Working with parliamentary corpora

Working with parliamentary corpora
by Ulrike Wuttke

By the end of this section, you will be able to…

  • Understand the peculiarities of parliamentary records as a research dataset
  • Understand the most frequent encoding standards for parliamentary corpora
  • Understand the most important metadata in parliamentary corpora
  • Understand the most common annotation layers in parliamentary corpora

Parliamentary proceedings as a research dataset

Parliamentary proceedings have some important characteristics that researchers need to take into account throughout their work. Their most distinguishing characteristic is that they are essentially transcriptions of spoken language produced in highly controlled and regulated settings. They are also rich in invaluable (sociodemographic) metadata. To enable data-driven science, parliamentary data must be easily findable and accessible, encoded according to international standards and recommendation, with rich and correct annotations and metadata.

Encoding of parliamentary data

For the encoding of parliamentary data, the format, quality and structure of the source files are essential.

Source files

Most frequently, transcriptions of parliamentary proceedings are made available in HTML or PDF formats. These formats are appropriate for reading by humans but are not appropriate for direct processing by computers. For this purpose, a much better, i.e. more explicit format, is XML. Therefore documents stored in HTML and PDF need to be converted to XML, a process which can range from trivial to highly complex.

Traditionally, only transcriptions of parliamentary sessions have been made available but they are now being increasingly released in audio and video as well.

Proceedings of the Austrian parliament in PDF.

Figure 1. Proceedings of the Austrian parliament in PDF.

Proceedings of the Danish parliament in HTML.

Figure 2. Proceedings of the Danish parliament in HTML.

Proceedings of the German parliament in XML.

Figure 3. Proceedings of the German parliament in XML.

Informally presented structure of Slovenian parliamentary proceedings (with minimal and maximal occurrences of structural elements).

Figure 4. Informally presented structure of Slovenian parliamentary proceedings (with minimal and maximal occurrences of structural elements).

Structural elements

Parliamentary debates are typically published in a uniform format, which fluctuates very little in time. A document typically contains the table of contents, the list of speakers, the index of topics, annexes (session papers, legislation, etc.) and, most importantly, the transcribed speeches, accompanied by non-verbal content, such as information about the meeting and the chairperson, description of the outcome of a vote, description of actions like applause, etc.

Encoding standards

There are several XML schemas in which parliamentary proceedings can be encoded. The most popular are:

Political Mashup, formal XML schema for parliamentary proceedings.

Figure 5. Political Mashup, formal XML schema for parliamentary proceedings.

An exemplification of the TEI schema for speech as used for Slovenian parliamentary proceedings.

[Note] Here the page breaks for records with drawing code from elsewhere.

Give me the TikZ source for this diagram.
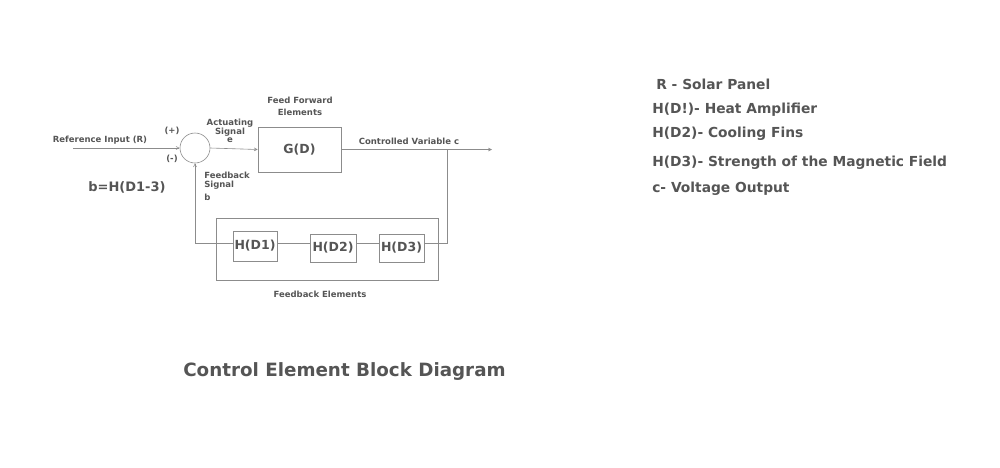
\documentclass[tikz,border=0pt]{standalone}
\usepackage{fontspec}
\setmainfont{DejaVu Sans}
\usetikzlibrary{arrows.meta}
\definecolor{ink}{HTML}{555555}
\definecolor{wire}{HTML}{8C8C8C}
\begin{document}
\begin{tikzpicture}[x=1pt,y=-1pt,line width=0.6pt,draw=wire,
  blk/.style={draw=wire,fill=white,text=ink,font=\fontsize{12.5}{12.5}\selectfont\bfseries,inner sep=0pt},
  sumcirc/.style={circle,draw=wire,minimum size=30pt,inner sep=0pt},
  lbl/.style={text=ink,font=\fontsize{8.5}{8}\selectfont\bfseries,align=center,inner sep=0pt},
  leg/.style={text=ink,font=\fontsize{13.8}{13.8}\selectfont\bfseries,anchor=west,inner sep=0pt},
  arr/.style={-{Straight Barb[length=3pt,width=3pt]}}]
\useasboundingbox (0,0) rectangle (1000,467);
% main loop
\node[sumcirc] (sum) at (195,148) {};
\node[blk,minimum width=83pt,minimum height=45pt] (g) at (299.5,149.5) {G(D)};
\node[draw=wire,minimum width=222pt,minimum height=62pt,inner sep=0pt] (fbox) at (327,249) {};
\coordinate (in) at (73,148);
\coordinate (out) at (492,149.5);
\coordinate (tap) at (447,149.5);
\coordinate (fb) at (447,243);
\node[blk,minimum width=44pt,minimum height=30pt] (h1) at (255,246) {H(D1)};
\node[blk,minimum width=46pt,minimum height=28pt] (h2) at (333,248) {H(D2)};
\node[blk,minimum width=45pt,minimum height=28pt] (h3) at (401.5,248) {H(D3)};
\draw[arr] (in) -- (sum.west);
\draw[arr] (sum.east) -- (g.west);
\draw[arr] (g.east) -- (out);
\draw (tap) -- (fb) -- (h3.east |- fb);
\draw (h3.west |- fb) -- (h2.east |- fb);
\draw (h2.west |- fb) -- (h1.east |- fb);
\draw[arr] (h1.west |- fb) -| (sum.south);
% labels
\node[lbl] (reflbl) at (100,140) {Reference Input (R)};
\node[lbl] (plus) at (172,131) {(+)};
\node[lbl] (minus) at (172,159) {(-)};
\node[lbl] (act) at (230,131) {Actuating\\Signal\\e};
\node[lbl,align=center] (fwd) at (300,106) {Feed Forward\\[4pt]Elements};
\node[lbl] (ctrl) at (409,141) {Controlled Variable c};
\node[lbl,align=left,anchor=north west] (fbsig) at (204,172) {Feedback\\[1pt]Signal\\[3pt]b};
\node[text=ink,font=\fontsize{13}{13}\selectfont\bfseries,inner sep=0pt] (beq) at (127,187) {b=H(D1-3)};
\node[lbl] (fblbl) at (320,294) {Feedback Elements};
% legend
\node[leg] (l1) at (656,84) {R - Solar Panel};
\node[leg] (l2) at (652,110) {H(D!)- Heat Amplifier};
\node[leg] (l3) at (652,134) {H(D2)- Cooling Fins};
\node[leg] (l4) at (652,163) {H(D3)- Strength of the Magnetic Field};
\node[leg] (l5) at (652,189) {c- Voltage Output};
% title
\node[text=ink,font=\fontsize{18.3}{18.3}\selectfont\bfseries,anchor=west,inner sep=0pt] (title) at (183,372) {Control Element Block Diagram};
\end{tikzpicture}
\end{document}
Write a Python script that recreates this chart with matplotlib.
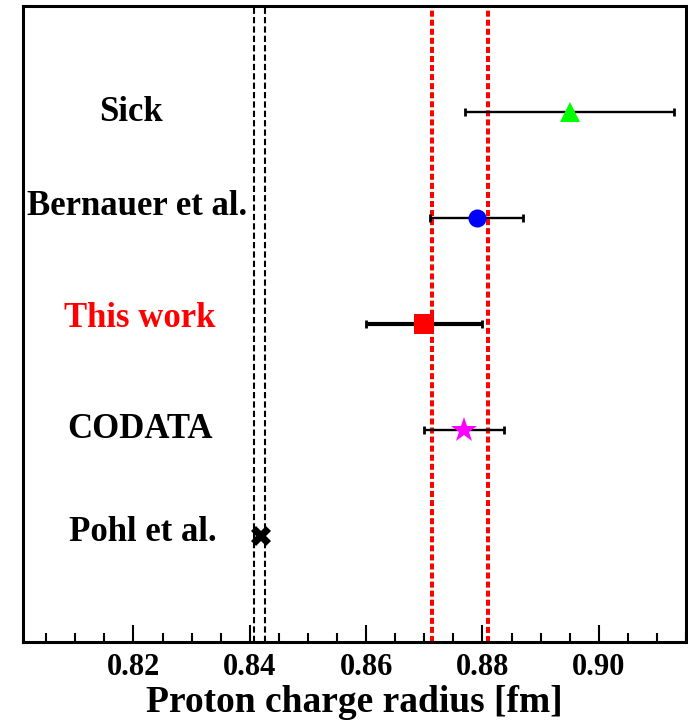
import matplotlib
matplotlib.use("Agg")
import matplotlib.pyplot as plt
from matplotlib.ticker import MultipleLocator

plt.rcParams["font.family"] = ["Liberation Serif", "DejaVu Serif"]
plt.rcParams["font.weight"] = "bold"

# measurements (top to bottom in the figure)
labels = ["Sick", "Bernauer et al.", "This work", "CODATA", "Pohl et al."]
radius = [0.895, 0.879, 0.870, 0.8768, 0.84184]
err_lo = [0.018, 0.008, 0.010, 0.0069, 0.00067]
err_hi = [0.018, 0.008, 0.010, 0.0069, 0.00067]
rows = [5, 4, 3, 2, 1]

# reference bands
red_band = [0.8714, 0.8810]
black_band = [0.8408, 0.8426]

# styling per entry
markers = ["^", "o", "s", "*", "X"]
colors = ["#00ff00", "#0000ff", "#ff0000", "#ff00ff", "black"]
msizes = [15, 13, 14, 19, 14]
bar_lw = [1.7, 1.7, 3.0, 1.7, 1.7]
text_colors = ["black", "black", "#ff0000", "black", "black"]
text_x = [0.8196, 0.8207, 0.8210, 0.8212, 0.8216]
text_dy = [0.0, 0.11, 0.05, 0.0, 0.03]

fig = plt.figure(figsize=(6.88, 7.24), dpi=100)
ax = fig.add_axes([0.0334, 0.1133, 0.9637, 0.8784])

for x in red_band:
    ax.axvline(x, color="#ff0000", lw=2.9, linestyle=(0, (1.5, 0.75)), zorder=1)
for x in black_band:
    ax.axvline(x, color="black", lw=1.5, linestyle=(0, (3.0, 1.5)), zorder=1)

for i in range(len(labels)):
    ax.errorbar(radius[i], rows[i], xerr=[[err_lo[i]], [err_hi[i]]],
                fmt="none", ecolor="black", elinewidth=bar_lw[i],
                capsize=3, capthick=2, zorder=2)
    ax.plot(radius[i], rows[i], marker=markers[i], color=colors[i],
            markersize=msizes[i], markeredgewidth=0, zorder=3)
    ax.text(text_x[i], rows[i] + text_dy[i], labels[i], color=text_colors[i],
            fontsize=25, fontweight="bold", ha="center", va="center")

ax.set_xlim(0.801, 0.915)
ax.set_ylim(0, 6)
ax.xaxis.set_major_locator(MultipleLocator(0.02))
ax.xaxis.set_minor_locator(MultipleLocator(0.005))
ax.xaxis.set_major_formatter(plt.FuncFormatter(lambda v, p: f"{v:.2f}"))
ax.set_yticks([])
ax.tick_params(axis="x", which="major", direction="in", length=12, width=1.5,
               labelsize=22, pad=8)
ax.tick_params(axis="x", which="minor", direction="in", length=6.5, width=1.5)
for lab in ax.get_xticklabels():
    lab.set_fontweight("bold")
for s in ax.spines.values():
    s.set_linewidth(2.2)

ax.set_xlabel("Proton charge radius [fm]", fontsize=27, fontweight="bold", labelpad=2)

fig.savefig("out.png", dpi=100)
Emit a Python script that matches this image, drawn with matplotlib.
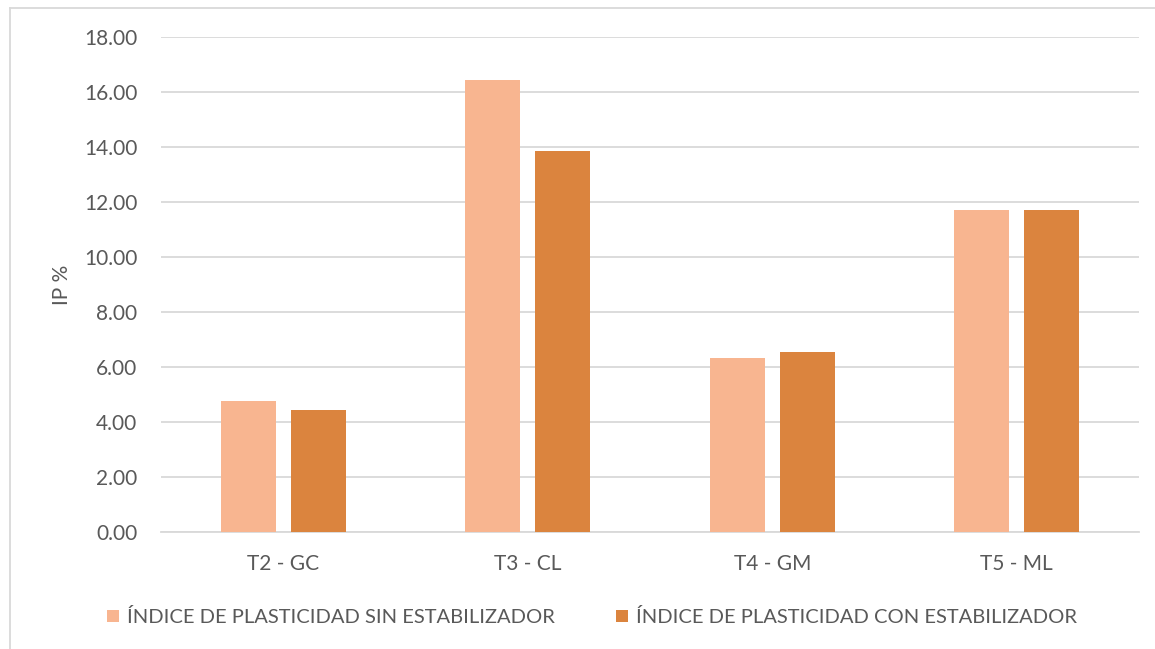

Figure 6. An exemplification of the TEI schema for speech as used for Slovenian parliamentary proceedings.

Metadata

Parliamentary records are rich in extralinguistic markup on the speech level (e.g. parliamentary session, date, meeting item, speaking time) and also on the speaker level (e.g. speaker’s name, date of birth, gender, education, party affiliation). Metadata can be used by researchers as variables in their analysis or for fine-grained filtering of the research data.

Text production in the German parliament over time by political party.

Figure 7. Text production in the German parliament over time by political party.

Most characteristic nouns specific to a given parliamentary group in the French parliament.

Figure 8. Most characteristic nouns specific to a given parliamentary group in the French parliament.

Representation and text production of female members of the Danish parliament.

Figure 9. Representation and text production of female members of the Danish parliament.

Linguistic annotations and text enrichment

In addition to the extralinguistic metadata, parliamentary records are typically further enriched with different levels of linguistic annotations. The most standard are tokenization (identifying words and, typically, punctuation marks), sentence segmentation (marking sentence boundaries), morphosyntactic tagging (adding information on the part of speech and other morphosyntactic characteristics of each word token in the corpus) and lemmatization (providing the base dictionary forms of the inflected words).

Morphosyntactically tagged and lemmatized Slovenian parliamentary corpus.

Figure 10. Morphosyntactically tagged and lemmatized Slovenian parliamentary corpus.

To further facilitate the use of parliamentary records, they often also include annotations of named entities (markings of names of persons, organizations and places) and, more recently, sentiment (information on whether a speech conveys a positive, negative or neutral attitude about the subject matter). Other frequent text enrichment procedures for parliamentary data are the annotation of discussion topics and linking with their corresponding Wikipedia pages (e.g. Brexit), and linking of parliamentary debates with external knowledge sources, such as voting records.

Illustration of the named entity recognition and linking in the UK parliamentary proceedings.

Figure 11. Illustration of the named entity recognition and linking in the UK parliamentary proceedings.


Examples of sentiment annotation (positive in green, negative in red) in the UK parliamentary corpus.

Figure 12. Examples of sentiment annotation (positive in green, negative in red) in the UK parliamentary corpus.